Recorded data >>
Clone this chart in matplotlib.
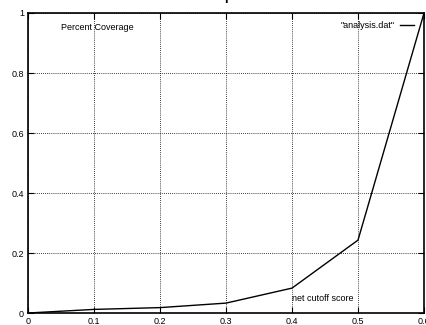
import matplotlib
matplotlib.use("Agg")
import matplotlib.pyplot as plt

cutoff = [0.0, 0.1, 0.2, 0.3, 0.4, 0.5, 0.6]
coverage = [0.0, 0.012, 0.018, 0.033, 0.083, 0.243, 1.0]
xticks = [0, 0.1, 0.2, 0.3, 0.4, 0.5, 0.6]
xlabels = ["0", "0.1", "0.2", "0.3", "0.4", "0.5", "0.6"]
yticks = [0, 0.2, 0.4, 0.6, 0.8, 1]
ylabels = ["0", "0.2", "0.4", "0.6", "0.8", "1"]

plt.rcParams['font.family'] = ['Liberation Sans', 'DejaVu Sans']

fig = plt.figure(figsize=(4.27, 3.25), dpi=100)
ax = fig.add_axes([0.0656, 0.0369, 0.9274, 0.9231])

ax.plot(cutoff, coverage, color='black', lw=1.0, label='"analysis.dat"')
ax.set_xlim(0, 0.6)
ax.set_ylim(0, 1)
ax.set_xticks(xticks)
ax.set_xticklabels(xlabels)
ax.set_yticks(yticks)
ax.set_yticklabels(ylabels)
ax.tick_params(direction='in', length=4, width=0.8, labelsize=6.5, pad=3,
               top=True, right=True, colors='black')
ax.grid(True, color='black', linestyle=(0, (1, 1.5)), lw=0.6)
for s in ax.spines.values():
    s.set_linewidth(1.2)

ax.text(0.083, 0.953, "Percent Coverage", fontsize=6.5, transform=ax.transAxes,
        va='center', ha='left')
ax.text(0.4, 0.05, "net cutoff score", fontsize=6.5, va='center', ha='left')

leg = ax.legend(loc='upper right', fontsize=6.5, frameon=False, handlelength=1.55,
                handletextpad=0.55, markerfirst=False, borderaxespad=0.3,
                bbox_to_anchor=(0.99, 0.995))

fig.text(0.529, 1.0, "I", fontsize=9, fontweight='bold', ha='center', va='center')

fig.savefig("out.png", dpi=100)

Prompt >> Every line of the data should be copied as it stands, without the images.

Result below >>
Clone this chart in matplotlib.
import matplotlib
matplotlib.use("Agg")
import matplotlib.pyplot as plt

cutoff = [0.0, 0.1, 0.2, 0.3, 0.4, 0.5, 0.6]
coverage = [0.0, 0.012, 0.018, 0.033, 0.083, 0.243, 1.0]
xticks = [0, 0.1, 0.2, 0.3, 0.4, 0.5, 0.6]
xlabels = ["0", "0.1", "0.2", "0.3", "0.4", "0.5", "0.6"]
yticks = [0, 0.2, 0.4, 0.6, 0.8, 1]
ylabels = ["0", "0.2", "0.4", "0.6", "0.8", "1"]

plt.rcParams['font.family'] = ['Liberation Sans', 'DejaVu Sans']

fig = plt.figure(figsize=(4.27, 3.25), dpi=100)
ax = fig.add_axes([0.0656, 0.0369, 0.9274, 0.9231])

ax.plot(cutoff, coverage, color='black', lw=1.0, label='"analysis.dat"')
ax.set_xlim(0, 0.6)
ax.set_ylim(0, 1)
ax.set_xticks(xticks)
ax.set_xticklabels(xlabels)
ax.set_yticks(yticks)
ax.set_yticklabels(ylabels)
ax.tick_params(direction='in', length=4, width=0.8, labelsize=6.5, pad=3,
               top=True, right=True, colors='black')
ax.grid(True, color='black', linestyle=(0, (1, 1.5)), lw=0.6)
for s in ax.spines.values():
    s.set_linewidth(1.2)

ax.text(0.083, 0.953, "Percent Coverage", fontsize=6.5, transform=ax.transAxes,
        va='center', ha='left')
ax.text(0.4, 0.05, "net cutoff score", fontsize=6.5, va='center', ha='left')

leg = ax.legend(loc='upper right', fontsize=6.5, frameon=False, handlelength=1.55,
                handletextpad=0.55, markerfirst=False, borderaxespad=0.3,
                bbox_to_anchor=(0.99, 0.995))

fig.text(0.529, 1.0, "I", fontsize=9, fontweight='bold', ha='center', va='center')

fig.savefig("out.png", dpi=100)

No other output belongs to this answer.